◆ Data lines:
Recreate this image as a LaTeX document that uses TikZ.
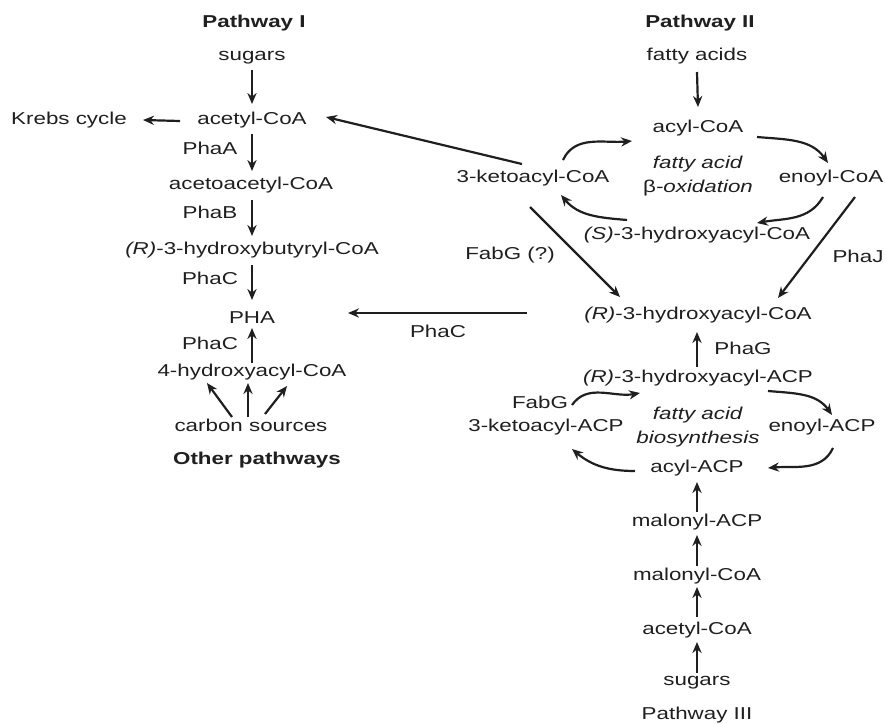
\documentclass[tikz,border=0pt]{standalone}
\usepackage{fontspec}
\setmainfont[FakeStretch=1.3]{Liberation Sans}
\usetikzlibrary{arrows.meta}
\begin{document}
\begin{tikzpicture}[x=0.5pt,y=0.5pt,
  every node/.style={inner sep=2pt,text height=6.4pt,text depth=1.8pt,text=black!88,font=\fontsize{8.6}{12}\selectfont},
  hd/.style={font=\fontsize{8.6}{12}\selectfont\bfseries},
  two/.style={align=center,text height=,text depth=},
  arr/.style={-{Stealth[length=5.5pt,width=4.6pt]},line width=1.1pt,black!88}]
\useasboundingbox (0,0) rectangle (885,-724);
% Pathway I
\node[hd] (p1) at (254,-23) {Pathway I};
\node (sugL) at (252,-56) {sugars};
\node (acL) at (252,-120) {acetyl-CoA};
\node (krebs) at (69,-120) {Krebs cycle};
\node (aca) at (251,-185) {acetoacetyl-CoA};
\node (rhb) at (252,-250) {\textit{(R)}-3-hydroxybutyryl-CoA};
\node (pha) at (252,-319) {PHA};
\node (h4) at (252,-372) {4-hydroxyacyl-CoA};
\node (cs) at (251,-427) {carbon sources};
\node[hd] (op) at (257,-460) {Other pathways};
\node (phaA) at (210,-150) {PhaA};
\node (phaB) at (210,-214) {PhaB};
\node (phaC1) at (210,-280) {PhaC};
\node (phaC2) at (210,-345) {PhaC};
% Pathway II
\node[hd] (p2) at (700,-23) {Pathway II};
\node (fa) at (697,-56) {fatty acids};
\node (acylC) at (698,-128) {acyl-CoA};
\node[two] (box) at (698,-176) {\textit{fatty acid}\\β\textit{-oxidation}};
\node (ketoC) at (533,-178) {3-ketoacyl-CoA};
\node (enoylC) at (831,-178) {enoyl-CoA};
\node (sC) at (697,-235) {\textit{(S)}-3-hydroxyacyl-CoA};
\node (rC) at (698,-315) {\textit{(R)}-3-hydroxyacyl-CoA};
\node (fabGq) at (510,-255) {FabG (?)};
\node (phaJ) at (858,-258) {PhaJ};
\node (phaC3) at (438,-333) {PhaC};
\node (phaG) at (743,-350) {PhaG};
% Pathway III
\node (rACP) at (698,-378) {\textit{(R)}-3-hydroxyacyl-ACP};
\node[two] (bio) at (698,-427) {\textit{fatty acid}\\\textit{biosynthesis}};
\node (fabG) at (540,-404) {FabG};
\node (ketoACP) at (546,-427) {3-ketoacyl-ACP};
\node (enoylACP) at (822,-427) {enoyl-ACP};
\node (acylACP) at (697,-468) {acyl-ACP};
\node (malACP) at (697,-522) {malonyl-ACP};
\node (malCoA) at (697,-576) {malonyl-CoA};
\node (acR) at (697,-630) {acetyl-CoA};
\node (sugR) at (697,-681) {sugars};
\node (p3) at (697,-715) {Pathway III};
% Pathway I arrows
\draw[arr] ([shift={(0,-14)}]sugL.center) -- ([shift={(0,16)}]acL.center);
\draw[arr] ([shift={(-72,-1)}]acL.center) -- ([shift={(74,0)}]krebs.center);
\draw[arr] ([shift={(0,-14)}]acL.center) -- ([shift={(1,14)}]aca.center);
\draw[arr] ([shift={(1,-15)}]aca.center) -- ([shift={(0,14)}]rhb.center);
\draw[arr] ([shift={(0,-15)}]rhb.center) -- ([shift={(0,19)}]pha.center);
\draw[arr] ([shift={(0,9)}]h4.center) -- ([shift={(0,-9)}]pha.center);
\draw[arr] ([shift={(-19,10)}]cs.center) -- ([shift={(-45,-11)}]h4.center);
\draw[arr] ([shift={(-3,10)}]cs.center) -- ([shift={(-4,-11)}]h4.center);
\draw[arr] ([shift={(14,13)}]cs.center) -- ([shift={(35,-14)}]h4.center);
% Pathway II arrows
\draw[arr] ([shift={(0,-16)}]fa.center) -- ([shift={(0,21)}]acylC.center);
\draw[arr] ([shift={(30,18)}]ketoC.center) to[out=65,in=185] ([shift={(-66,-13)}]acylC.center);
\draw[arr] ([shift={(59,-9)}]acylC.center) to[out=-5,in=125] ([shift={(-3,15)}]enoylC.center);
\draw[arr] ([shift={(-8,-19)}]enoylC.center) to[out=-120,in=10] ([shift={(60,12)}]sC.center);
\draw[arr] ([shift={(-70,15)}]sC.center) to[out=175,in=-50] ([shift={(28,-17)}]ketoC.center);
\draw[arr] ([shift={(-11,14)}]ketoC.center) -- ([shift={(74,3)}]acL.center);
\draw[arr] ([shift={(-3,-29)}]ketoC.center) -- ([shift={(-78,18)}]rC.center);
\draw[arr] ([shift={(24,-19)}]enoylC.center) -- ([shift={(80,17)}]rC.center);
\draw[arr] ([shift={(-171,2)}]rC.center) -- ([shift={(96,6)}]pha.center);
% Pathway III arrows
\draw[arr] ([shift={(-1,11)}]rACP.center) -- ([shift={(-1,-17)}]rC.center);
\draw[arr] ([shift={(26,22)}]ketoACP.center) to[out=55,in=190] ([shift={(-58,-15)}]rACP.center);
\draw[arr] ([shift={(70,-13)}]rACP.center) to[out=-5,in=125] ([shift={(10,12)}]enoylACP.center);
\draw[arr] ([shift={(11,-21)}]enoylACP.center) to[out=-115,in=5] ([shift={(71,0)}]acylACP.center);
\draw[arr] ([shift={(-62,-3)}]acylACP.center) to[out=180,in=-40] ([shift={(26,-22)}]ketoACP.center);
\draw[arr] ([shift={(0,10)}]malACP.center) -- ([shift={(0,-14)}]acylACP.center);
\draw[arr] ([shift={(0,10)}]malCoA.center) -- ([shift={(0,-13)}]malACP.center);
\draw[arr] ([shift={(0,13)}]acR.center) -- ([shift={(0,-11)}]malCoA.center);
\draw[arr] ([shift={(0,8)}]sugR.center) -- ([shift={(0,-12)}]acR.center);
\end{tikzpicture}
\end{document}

◆ What the exercise asks:
Transcribe the whole listing, character for character, but not its images.

◆ Response to the exercise:
Recreate this image as a LaTeX document that uses TikZ.
\documentclass[tikz,border=0pt]{standalone}
\usepackage{fontspec}
\setmainfont[FakeStretch=1.3]{Liberation Sans}
\usetikzlibrary{arrows.meta}
\begin{document}
\begin{tikzpicture}[x=0.5pt,y=0.5pt,
  every node/.style={inner sep=2pt,text height=6.4pt,text depth=1.8pt,text=black!88,font=\fontsize{8.6}{12}\selectfont},
  hd/.style={font=\fontsize{8.6}{12}\selectfont\bfseries},
  two/.style={align=center,text height=,text depth=},
  arr/.style={-{Stealth[length=5.5pt,width=4.6pt]},line width=1.1pt,black!88}]
\useasboundingbox (0,0) rectangle (885,-724);
% Pathway I
\node[hd] (p1) at (254,-23) {Pathway I};
\node (sugL) at (252,-56) {sugars};
\node (acL) at (252,-120) {acetyl-CoA};
\node (krebs) at (69,-120) {Krebs cycle};
\node (aca) at (251,-185) {acetoacetyl-CoA};
\node (rhb) at (252,-250) {\textit{(R)}-3-hydroxybutyryl-CoA};
\node (pha) at (252,-319) {PHA};
\node (h4) at (252,-372) {4-hydroxyacyl-CoA};
\node (cs) at (251,-427) {carbon sources};
\node[hd] (op) at (257,-460) {Other pathways};
\node (phaA) at (210,-150) {PhaA};
\node (phaB) at (210,-214) {PhaB};
\node (phaC1) at (210,-280) {PhaC};
\node (phaC2) at (210,-345) {PhaC};
% Pathway II
\node[hd] (p2) at (700,-23) {Pathway II};
\node (fa) at (697,-56) {fatty acids};
\node (acylC) at (698,-128) {acyl-CoA};
\node[two] (box) at (698,-176) {\textit{fatty acid}\\β\textit{-oxidation}};
\node (ketoC) at (533,-178) {3-ketoacyl-CoA};
\node (enoylC) at (831,-178) {enoyl-CoA};
\node (sC) at (697,-235) {\textit{(S)}-3-hydroxyacyl-CoA};
\node (rC) at (698,-315) {\textit{(R)}-3-hydroxyacyl-CoA};
\node (fabGq) at (510,-255) {FabG (?)};
\node (phaJ) at (858,-258) {PhaJ};
\node (phaC3) at (438,-333) {PhaC};
\node (phaG) at (743,-350) {PhaG};
% Pathway III
\node (rACP) at (698,-378) {\textit{(R)}-3-hydroxyacyl-ACP};
\node[two] (bio) at (698,-427) {\textit{fatty acid}\\\textit{biosynthesis}};
\node (fabG) at (540,-404) {FabG};
\node (ketoACP) at (546,-427) {3-ketoacyl-ACP};
\node (enoylACP) at (822,-427) {enoyl-ACP};
\node (acylACP) at (697,-468) {acyl-ACP};
\node (malACP) at (697,-522) {malonyl-ACP};
\node (malCoA) at (697,-576) {malonyl-CoA};
\node (acR) at (697,-630) {acetyl-CoA};
\node (sugR) at (697,-681) {sugars};
\node (p3) at (697,-715) {Pathway III};
% Pathway I arrows
\draw[arr] ([shift={(0,-14)}]sugL.center) -- ([shift={(0,16)}]acL.center);
\draw[arr] ([shift={(-72,-1)}]acL.center) -- ([shift={(74,0)}]krebs.center);
\draw[arr] ([shift={(0,-14)}]acL.center) -- ([shift={(1,14)}]aca.center);
\draw[arr] ([shift={(1,-15)}]aca.center) -- ([shift={(0,14)}]rhb.center);
\draw[arr] ([shift={(0,-15)}]rhb.center) -- ([shift={(0,19)}]pha.center);
\draw[arr] ([shift={(0,9)}]h4.center) -- ([shift={(0,-9)}]pha.center);
\draw[arr] ([shift={(-19,10)}]cs.center) -- ([shift={(-45,-11)}]h4.center);
\draw[arr] ([shift={(-3,10)}]cs.center) -- ([shift={(-4,-11)}]h4.center);
\draw[arr] ([shift={(14,13)}]cs.center) -- ([shift={(35,-14)}]h4.center);
% Pathway II arrows
\draw[arr] ([shift={(0,-16)}]fa.center) -- ([shift={(0,21)}]acylC.center);
\draw[arr] ([shift={(30,18)}]ketoC.center) to[out=65,in=185] ([shift={(-66,-13)}]acylC.center);
\draw[arr] ([shift={(59,-9)}]acylC.center) to[out=-5,in=125] ([shift={(-3,15)}]enoylC.center);
\draw[arr] ([shift={(-8,-19)}]enoylC.center) to[out=-120,in=10] ([shift={(60,12)}]sC.center);
\draw[arr] ([shift={(-70,15)}]sC.center) to[out=175,in=-50] ([shift={(28,-17)}]ketoC.center);
\draw[arr] ([shift={(-11,14)}]ketoC.center) -- ([shift={(74,3)}]acL.center);
\draw[arr] ([shift={(-3,-29)}]ketoC.center) -- ([shift={(-78,18)}]rC.center);
\draw[arr] ([shift={(24,-19)}]enoylC.center) -- ([shift={(80,17)}]rC.center);
\draw[arr] ([shift={(-171,2)}]rC.center) -- ([shift={(96,6)}]pha.center);
% Pathway III arrows
\draw[arr] ([shift={(-1,11)}]rACP.center) -- ([shift={(-1,-17)}]rC.center);
\draw[arr] ([shift={(26,22)}]ketoACP.center) to[out=55,in=190] ([shift={(-58,-15)}]rACP.center);
\draw[arr] ([shift={(70,-13)}]rACP.center) to[out=-5,in=125] ([shift={(10,12)}]enoylACP.center);
\draw[arr] ([shift={(11,-21)}]enoylACP.center) to[out=-115,in=5] ([shift={(71,0)}]acylACP.center);
\draw[arr] ([shift={(-62,-3)}]acylACP.center) to[out=180,in=-40] ([shift={(26,-22)}]ketoACP.center);
\draw[arr] ([shift={(0,10)}]malACP.center) -- ([shift={(0,-14)}]acylACP.center);
\draw[arr] ([shift={(0,10)}]malCoA.center) -- ([shift={(0,-13)}]malACP.center);
\draw[arr] ([shift={(0,13)}]acR.center) -- ([shift={(0,-11)}]malCoA.center);
\draw[arr] ([shift={(0,8)}]sugR.center) -- ([shift={(0,-12)}]acR.center);
\end{tikzpicture}
\end{document}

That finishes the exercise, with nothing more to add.